I wrote something up that has the behavior I think is most useful. It presents less information than the current describe
behavior in 3 ways.
- Doesn’t show the 1st and 3rd quartiles, only
min
,mean
,median
, andmax
. - Doesn’t show the length since all columns would have the same length
- Doesn’t show the full type. Rather, it shows whether the eltype if
<: Real
and if it allows missing values.
using DataFrames, Missings
function my_describe(df::AbstractDataFrame)
function get_stats(col::AbstractArray{T} where T <: Real)
stats = summarystats(col)
t = [stats.mean stats.min stats.median stats.max true false 0]
end
function get_stats(col::AbstractArray{Union{T, Missing}} where T <: Real)
stats = summarystats(collect(skipmissing(col)))
t = [stats.mean stats.min stats.median stats.max true true count(ismissing, col)/length(col)]
end
function get_stats(col)
t = [nothing nothing nothing nothing false false 0]
end
function get_stats(col:: AbstractArray{Union{T, Missing}} where T)
t = [nothing nothing nothing nothing false true count(ismissing, col)/length(col)]
end
sumstats = DataFrame(Variable = Vector{Symbol}(0),
mean = Array{Any,1}(0),
min = Array{Any,1}(0),
median = Array{Any,1}(0),
max = Array{Any,1}(0),
isReal = Array{Bool,1}(0),
allowMissing = Array{Bool,1}(0),
fracMissing = Array{Float64,1}(0))
print(sumstats)
for (name, col) in eachcol(df)
t = [name get_stats(col)]
push!(sumstats, t)
end
return sumstats
end
We can look at its behavior as follows:
# Test that the describe output handles all values and missings properly
# construct the test DataFrame
Variable = [:number, :number_missing, :non_number, :non_number_missing]
Mean = [2.5, 2.0, nothing, nothing]
Min = [1.0, 1.0, nothing, nothing]
Median = [2.5, 2.0, nothing, nothing]
Max = [4.0, 3.0, nothing, nothing]
isReal = [true, true, false, false]
allowMissing = [false, true, false, true]
fracMissing = [0, .25, 0, .25]
describe_output = DataFrame(
Variable = Variable,
mean = Mean,
min = Min,
median = Median,
max = Max,
isReal = isReal,
allowMissing = allowMissing,
fracMissing = fracMissing,
)
# Construct output DataFrame
vec_number = [1, 2, 3, 4]
vec_number_missing = [1,2, 3, missing]
vec_non_number = ["a", "b", "c", "d"]
vec_non_number_missing = ["a", "b", "c", missing]
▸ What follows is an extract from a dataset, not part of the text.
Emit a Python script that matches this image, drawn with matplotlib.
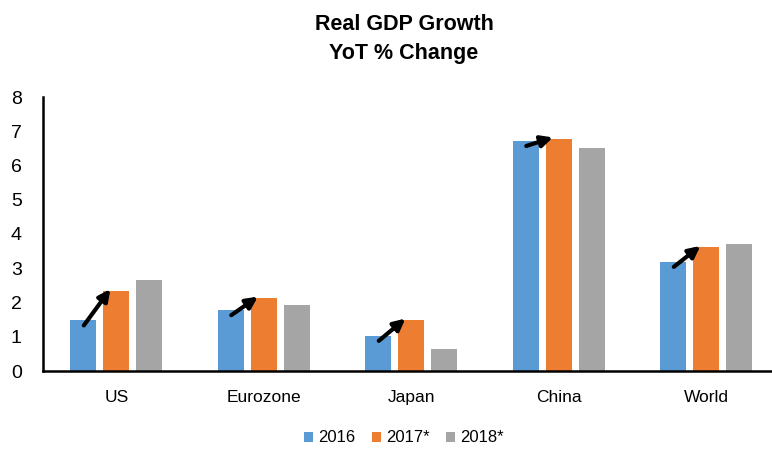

df = DataFrame(number = vec_number,
number_missing = vec_number_missing,
non_number = vec_non_number,
non_number_missing = vec_non_number_missing)
@test describe_output == my_describe(df)
│ Row │ number │ number_missing │ non_number │ non_number_missing │
├─────┼────────┼────────────────┼────────────┼────────────────────┤
│ 1 │ 1 │ 1 │ "a" │ "a" │
│ 2 │ 2 │ 2 │ "b" │ "b" │
│ 3 │ 3 │ 3 │ "c" │ "c" │
│ 4 │ 4 │ missing │ "d" │ missing │
Gives the result:
│ Row │ Variable │ mean │ min │ median │ max │ isReal │ allowMissing │ fracMissing │
├─────┼────────────────────┼─────────┼─────────┼─────────┼─────────┼────────┼──────────────┼─────────────┤
│ 1 │ number │ 2.5 │ 1.0 │ 2.5 │ 4.0 │ true │ false │ 0.0 │
│ 2 │ number_missing │ 2.0 │ 1.0 │ 2.0 │ 3.0 │ true │ true │ 0.25 │
│ 3 │ non_number │ nothing │ nothing │ nothing │ nothing │ false │ false │ 0.0 │
│ 4 │ non_number_missing │ nothing │ nothing │ nothing │ nothing │ false │ true │ 0.25 │
I have a few questions about this.
- Does this show the information people want? Is it worth having the information presented deviate so much from
describe(x::AbstractArray)
? - Is it even worth it to return a dataframe object? It’s probably not the best way to get a column with the median of each variable. Is it worth it to skip the
dataframe
object and just print a pretty table? Then we could add information about the size of the dataframe without worrying about what object we are returning to the user.